--- PROVIDED MATERIAL ---
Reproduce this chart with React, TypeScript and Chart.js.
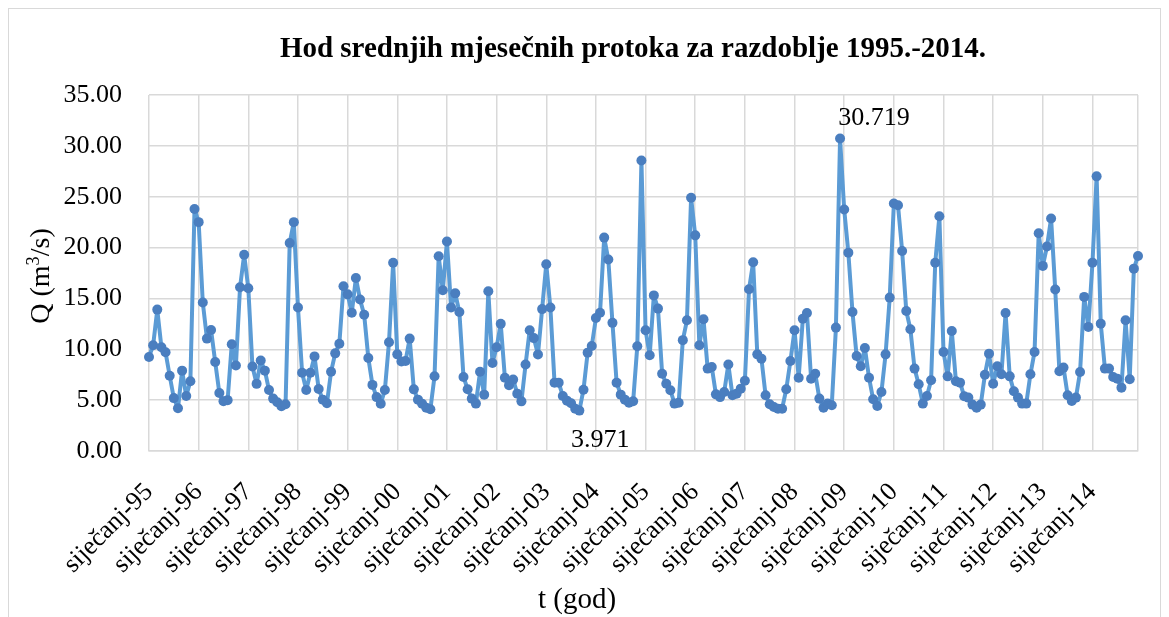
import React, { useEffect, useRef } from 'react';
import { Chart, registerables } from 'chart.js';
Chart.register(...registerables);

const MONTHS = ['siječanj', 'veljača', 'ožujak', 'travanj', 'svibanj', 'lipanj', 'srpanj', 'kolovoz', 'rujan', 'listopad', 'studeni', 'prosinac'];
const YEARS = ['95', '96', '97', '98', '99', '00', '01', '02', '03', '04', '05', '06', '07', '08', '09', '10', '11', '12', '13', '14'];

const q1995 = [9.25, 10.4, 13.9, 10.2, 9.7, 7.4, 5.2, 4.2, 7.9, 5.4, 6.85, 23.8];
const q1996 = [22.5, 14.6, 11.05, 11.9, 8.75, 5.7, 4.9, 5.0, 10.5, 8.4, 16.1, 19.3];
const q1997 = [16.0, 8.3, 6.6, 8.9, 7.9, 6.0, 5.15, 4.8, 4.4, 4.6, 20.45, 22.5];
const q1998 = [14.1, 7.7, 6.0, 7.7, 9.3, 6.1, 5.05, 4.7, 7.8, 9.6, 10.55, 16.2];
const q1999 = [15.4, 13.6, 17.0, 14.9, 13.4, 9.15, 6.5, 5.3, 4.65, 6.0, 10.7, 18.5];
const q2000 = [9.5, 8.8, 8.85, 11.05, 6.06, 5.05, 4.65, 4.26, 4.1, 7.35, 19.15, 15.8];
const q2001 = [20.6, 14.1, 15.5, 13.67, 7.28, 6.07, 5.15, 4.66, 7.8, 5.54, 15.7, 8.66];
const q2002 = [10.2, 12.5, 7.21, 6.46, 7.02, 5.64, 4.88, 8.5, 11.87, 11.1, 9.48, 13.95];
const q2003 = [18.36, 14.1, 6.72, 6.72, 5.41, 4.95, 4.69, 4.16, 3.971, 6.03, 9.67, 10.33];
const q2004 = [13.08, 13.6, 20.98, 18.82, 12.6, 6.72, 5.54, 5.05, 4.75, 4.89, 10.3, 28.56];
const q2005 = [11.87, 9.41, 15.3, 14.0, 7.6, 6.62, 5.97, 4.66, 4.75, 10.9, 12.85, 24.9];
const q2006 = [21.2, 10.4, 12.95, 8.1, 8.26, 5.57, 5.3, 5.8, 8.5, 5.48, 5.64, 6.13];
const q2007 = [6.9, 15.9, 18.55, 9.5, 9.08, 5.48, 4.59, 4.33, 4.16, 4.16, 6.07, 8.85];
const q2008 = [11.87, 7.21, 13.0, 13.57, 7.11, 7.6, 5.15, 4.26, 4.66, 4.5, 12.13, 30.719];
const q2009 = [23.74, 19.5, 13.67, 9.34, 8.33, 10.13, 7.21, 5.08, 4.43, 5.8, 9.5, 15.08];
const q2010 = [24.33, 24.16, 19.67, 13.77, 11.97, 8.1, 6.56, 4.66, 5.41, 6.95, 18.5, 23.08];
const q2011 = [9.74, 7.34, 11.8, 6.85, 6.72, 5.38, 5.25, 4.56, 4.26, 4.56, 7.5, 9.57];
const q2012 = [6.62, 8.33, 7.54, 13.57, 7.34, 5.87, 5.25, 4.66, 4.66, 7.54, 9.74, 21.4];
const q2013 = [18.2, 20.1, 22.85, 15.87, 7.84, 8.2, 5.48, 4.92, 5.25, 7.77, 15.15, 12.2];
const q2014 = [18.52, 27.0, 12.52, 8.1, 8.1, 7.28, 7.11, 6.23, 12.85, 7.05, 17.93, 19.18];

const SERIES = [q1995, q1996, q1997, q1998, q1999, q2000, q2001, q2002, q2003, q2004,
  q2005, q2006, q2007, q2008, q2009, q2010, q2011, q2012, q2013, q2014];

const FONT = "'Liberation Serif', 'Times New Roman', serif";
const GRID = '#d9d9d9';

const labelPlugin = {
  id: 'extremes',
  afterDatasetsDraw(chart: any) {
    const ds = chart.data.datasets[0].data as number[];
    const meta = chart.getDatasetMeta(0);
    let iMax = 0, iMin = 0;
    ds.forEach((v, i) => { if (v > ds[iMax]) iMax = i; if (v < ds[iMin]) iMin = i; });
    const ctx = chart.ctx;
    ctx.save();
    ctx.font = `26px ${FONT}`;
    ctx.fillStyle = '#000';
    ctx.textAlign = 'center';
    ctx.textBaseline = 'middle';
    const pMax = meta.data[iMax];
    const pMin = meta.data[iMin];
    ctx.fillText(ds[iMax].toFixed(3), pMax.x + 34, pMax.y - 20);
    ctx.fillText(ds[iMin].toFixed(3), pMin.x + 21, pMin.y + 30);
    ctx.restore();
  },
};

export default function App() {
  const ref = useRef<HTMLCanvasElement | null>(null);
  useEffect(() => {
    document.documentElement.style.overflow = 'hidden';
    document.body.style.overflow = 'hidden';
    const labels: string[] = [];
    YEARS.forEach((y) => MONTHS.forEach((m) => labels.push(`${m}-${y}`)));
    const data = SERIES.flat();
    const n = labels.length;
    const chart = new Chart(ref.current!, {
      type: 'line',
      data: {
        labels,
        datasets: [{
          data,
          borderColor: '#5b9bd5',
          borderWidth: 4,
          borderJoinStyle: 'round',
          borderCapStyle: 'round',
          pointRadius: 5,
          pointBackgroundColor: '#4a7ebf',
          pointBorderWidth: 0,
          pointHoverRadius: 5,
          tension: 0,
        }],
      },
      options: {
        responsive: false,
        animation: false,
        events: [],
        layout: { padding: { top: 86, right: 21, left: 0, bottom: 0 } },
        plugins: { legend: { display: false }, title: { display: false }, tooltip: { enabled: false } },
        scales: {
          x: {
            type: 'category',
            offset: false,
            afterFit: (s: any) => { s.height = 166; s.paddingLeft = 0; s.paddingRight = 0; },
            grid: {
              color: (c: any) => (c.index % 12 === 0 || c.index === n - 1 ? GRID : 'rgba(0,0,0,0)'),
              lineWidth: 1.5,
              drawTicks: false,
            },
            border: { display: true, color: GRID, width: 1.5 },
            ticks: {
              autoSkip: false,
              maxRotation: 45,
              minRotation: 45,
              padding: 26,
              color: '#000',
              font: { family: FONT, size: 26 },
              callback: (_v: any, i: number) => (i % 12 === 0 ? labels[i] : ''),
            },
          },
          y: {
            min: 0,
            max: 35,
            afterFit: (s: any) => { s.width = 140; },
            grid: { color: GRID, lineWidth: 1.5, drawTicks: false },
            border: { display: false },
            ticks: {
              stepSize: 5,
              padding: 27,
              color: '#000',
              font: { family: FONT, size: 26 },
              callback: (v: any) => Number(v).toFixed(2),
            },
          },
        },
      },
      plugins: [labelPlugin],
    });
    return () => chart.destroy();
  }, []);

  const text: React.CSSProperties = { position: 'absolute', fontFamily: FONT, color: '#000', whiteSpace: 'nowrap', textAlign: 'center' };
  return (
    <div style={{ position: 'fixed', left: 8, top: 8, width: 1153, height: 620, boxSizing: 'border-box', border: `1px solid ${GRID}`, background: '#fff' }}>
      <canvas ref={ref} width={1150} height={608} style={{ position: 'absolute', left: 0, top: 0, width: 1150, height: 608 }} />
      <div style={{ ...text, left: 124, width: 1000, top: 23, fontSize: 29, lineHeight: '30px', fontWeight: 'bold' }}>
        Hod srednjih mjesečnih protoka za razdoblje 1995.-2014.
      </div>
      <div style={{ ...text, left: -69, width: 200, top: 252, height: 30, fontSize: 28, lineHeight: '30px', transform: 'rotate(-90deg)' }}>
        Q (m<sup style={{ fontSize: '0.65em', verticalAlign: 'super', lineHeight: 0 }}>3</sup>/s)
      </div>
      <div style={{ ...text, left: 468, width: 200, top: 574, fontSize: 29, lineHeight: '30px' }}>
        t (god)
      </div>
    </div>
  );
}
---
*INSTRUCTIONS TO FOLLOW:* Leaving out the pictures, repeat the data above exactly.

*COMPLETE ANSWER:*
Reproduce this chart with React, TypeScript and Chart.js.
import React, { useEffect, useRef } from 'react';
import { Chart, registerables } from 'chart.js';
Chart.register(...registerables);

const MONTHS = ['siječanj', 'veljača', 'ožujak', 'travanj', 'svibanj', 'lipanj', 'srpanj', 'kolovoz', 'rujan', 'listopad', 'studeni', 'prosinac'];
const YEARS = ['95', '96', '97', '98', '99', '00', '01', '02', '03', '04', '05', '06', '07', '08', '09', '10', '11', '12', '13', '14'];

const q1995 = [9.25, 10.4, 13.9, 10.2, 9.7, 7.4, 5.2, 4.2, 7.9, 5.4, 6.85, 23.8];
const q1996 = [22.5, 14.6, 11.05, 11.9, 8.75, 5.7, 4.9, 5.0, 10.5, 8.4, 16.1, 19.3];
const q1997 = [16.0, 8.3, 6.6, 8.9, 7.9, 6.0, 5.15, 4.8, 4.4, 4.6, 20.45, 22.5];
const q1998 = [14.1, 7.7, 6.0, 7.7, 9.3, 6.1, 5.05, 4.7, 7.8, 9.6, 10.55, 16.2];
const q1999 = [15.4, 13.6, 17.0, 14.9, 13.4, 9.15, 6.5, 5.3, 4.65, 6.0, 10.7, 18.5];
const q2000 = [9.5, 8.8, 8.85, 11.05, 6.06, 5.05, 4.65, 4.26, 4.1, 7.35, 19.15, 15.8];
const q2001 = [20.6, 14.1, 15.5, 13.67, 7.28, 6.07, 5.15, 4.66, 7.8, 5.54, 15.7, 8.66];
const q2002 = [10.2, 12.5, 7.21, 6.46, 7.02, 5.64, 4.88, 8.5, 11.87, 11.1, 9.48, 13.95];
const q2003 = [18.36, 14.1, 6.72, 6.72, 5.41, 4.95, 4.69, 4.16, 3.971, 6.03, 9.67, 10.33];
const q2004 = [13.08, 13.6, 20.98, 18.82, 12.6, 6.72, 5.54, 5.05, 4.75, 4.89, 10.3, 28.56];
const q2005 = [11.87, 9.41, 15.3, 14.0, 7.6, 6.62, 5.97, 4.66, 4.75, 10.9, 12.85, 24.9];
const q2006 = [21.2, 10.4, 12.95, 8.1, 8.26, 5.57, 5.3, 5.8, 8.5, 5.48, 5.64, 6.13];
const q2007 = [6.9, 15.9, 18.55, 9.5, 9.08, 5.48, 4.59, 4.33, 4.16, 4.16, 6.07, 8.85];
const q2008 = [11.87, 7.21, 13.0, 13.57, 7.11, 7.6, 5.15, 4.26, 4.66, 4.5, 12.13, 30.719];
const q2009 = [23.74, 19.5, 13.67, 9.34, 8.33, 10.13, 7.21, 5.08, 4.43, 5.8, 9.5, 15.08];
const q2010 = [24.33, 24.16, 19.67, 13.77, 11.97, 8.1, 6.56, 4.66, 5.41, 6.95, 18.5, 23.08];
const q2011 = [9.74, 7.34, 11.8, 6.85, 6.72, 5.38, 5.25, 4.56, 4.26, 4.56, 7.5, 9.57];
const q2012 = [6.62, 8.33, 7.54, 13.57, 7.34, 5.87, 5.25, 4.66, 4.66, 7.54, 9.74, 21.4];
const q2013 = [18.2, 20.1, 22.85, 15.87, 7.84, 8.2, 5.48, 4.92, 5.25, 7.77, 15.15, 12.2];
const q2014 = [18.52, 27.0, 12.52, 8.1, 8.1, 7.28, 7.11, 6.23, 12.85, 7.05, 17.93, 19.18];

const SERIES = [q1995, q1996, q1997, q1998, q1999, q2000, q2001, q2002, q2003, q2004,
  q2005, q2006, q2007, q2008, q2009, q2010, q2011, q2012, q2013, q2014];

const FONT = "'Liberation Serif', 'Times New Roman', serif";
const GRID = '#d9d9d9';

const labelPlugin = {
  id: 'extremes',
  afterDatasetsDraw(chart: any) {
    const ds = chart.data.datasets[0].data as number[];
    const meta = chart.getDatasetMeta(0);
    let iMax = 0, iMin = 0;
    ds.forEach((v, i) => { if (v > ds[iMax]) iMax = i; if (v < ds[iMin]) iMin = i; });
    const ctx = chart.ctx;
    ctx.save();
    ctx.font = `26px ${FONT}`;
    ctx.fillStyle = '#000';
    ctx.textAlign = 'center';
    ctx.textBaseline = 'middle';
    const pMax = meta.data[iMax];
    const pMin = meta.data[iMin];
    ctx.fillText(ds[iMax].toFixed(3), pMax.x + 34, pMax.y - 20);
    ctx.fillText(ds[iMin].toFixed(3), pMin.x + 21, pMin.y + 30);
    ctx.restore();
  },
};

export default function App() {
  const ref = useRef<HTMLCanvasElement | null>(null);
  useEffect(() => {
    document.documentElement.style.overflow = 'hidden';
    document.body.style.overflow = 'hidden';
    const labels: string[] = [];
    YEARS.forEach((y) => MONTHS.forEach((m) => labels.push(`${m}-${y}`)));
    const data = SERIES.flat();
    const n = labels.length;
    const chart = new Chart(ref.current!, {
      type: 'line',
      data: {
        labels,
        datasets: [{
          data,
          borderColor: '#5b9bd5',
          borderWidth: 4,
          borderJoinStyle: 'round',
          borderCapStyle: 'round',
          pointRadius: 5,
          pointBackgroundColor: '#4a7ebf',
          pointBorderWidth: 0,
          pointHoverRadius: 5,
          tension: 0,
        }],
      },
      options: {
        responsive: false,
        animation: false,
        events: [],
        layout: { padding: { top: 86, right: 21, left: 0, bottom: 0 } },
        plugins: { legend: { display: false }, title: { display: false }, tooltip: { enabled: false } },
        scales: {
          x: {
            type: 'category',
            offset: false,
            afterFit: (s: any) => { s.height = 166; s.paddingLeft = 0; s.paddingRight = 0; },
            grid: {
              color: (c: any) => (c.index % 12 === 0 || c.index === n - 1 ? GRID : 'rgba(0,0,0,0)'),
              lineWidth: 1.5,
              drawTicks: false,
            },
            border: { display: true, color: GRID, width: 1.5 },
            ticks: {
              autoSkip: false,
              maxRotation: 45,
              minRotation: 45,
              padding: 26,
              color: '#000',
              font: { family: FONT, size: 26 },
              callback: (_v: any, i: number) => (i % 12 === 0 ? labels[i] : ''),
            },
          },
          y: {
            min: 0,
            max: 35,
            afterFit: (s: any) => { s.width = 140; },
            grid: { color: GRID, lineWidth: 1.5, drawTicks: false },
            border: { display: false },
            ticks: {
              stepSize: 5,
              padding: 27,
              color: '#000',
              font: { family: FONT, size: 26 },
              callback: (v: any) => Number(v).toFixed(2),
            },
          },
        },
      },
      plugins: [labelPlugin],
    });
    return () => chart.destroy();
  }, []);

  const text: React.CSSProperties = { position: 'absolute', fontFamily: FONT, color: '#000', whiteSpace: 'nowrap', textAlign: 'center' };
  return (
    <div style={{ position: 'fixed', left: 8, top: 8, width: 1153, height: 620, boxSizing: 'border-box', border: `1px solid ${GRID}`, background: '#fff' }}>
      <canvas ref={ref} width={1150} height={608} style={{ position: 'absolute', left: 0, top: 0, width: 1150, height: 608 }} />
      <div style={{ ...text, left: 124, width: 1000, top: 23, fontSize: 29, lineHeight: '30px', fontWeight: 'bold' }}>
        Hod srednjih mjesečnih protoka za razdoblje 1995.-2014.
      </div>
      <div style={{ ...text, left: -69, width: 200, top: 252, height: 30, fontSize: 28, lineHeight: '30px', transform: 'rotate(-90deg)' }}>
        Q (m<sup style={{ fontSize: '0.65em', verticalAlign: 'super', lineHeight: 0 }}>3</sup>/s)
      </div>
      <div style={{ ...text, left: 468, width: 200, top: 574, fontSize: 29, lineHeight: '30px' }}>
        t (god)
      </div>
    </div>
  );
}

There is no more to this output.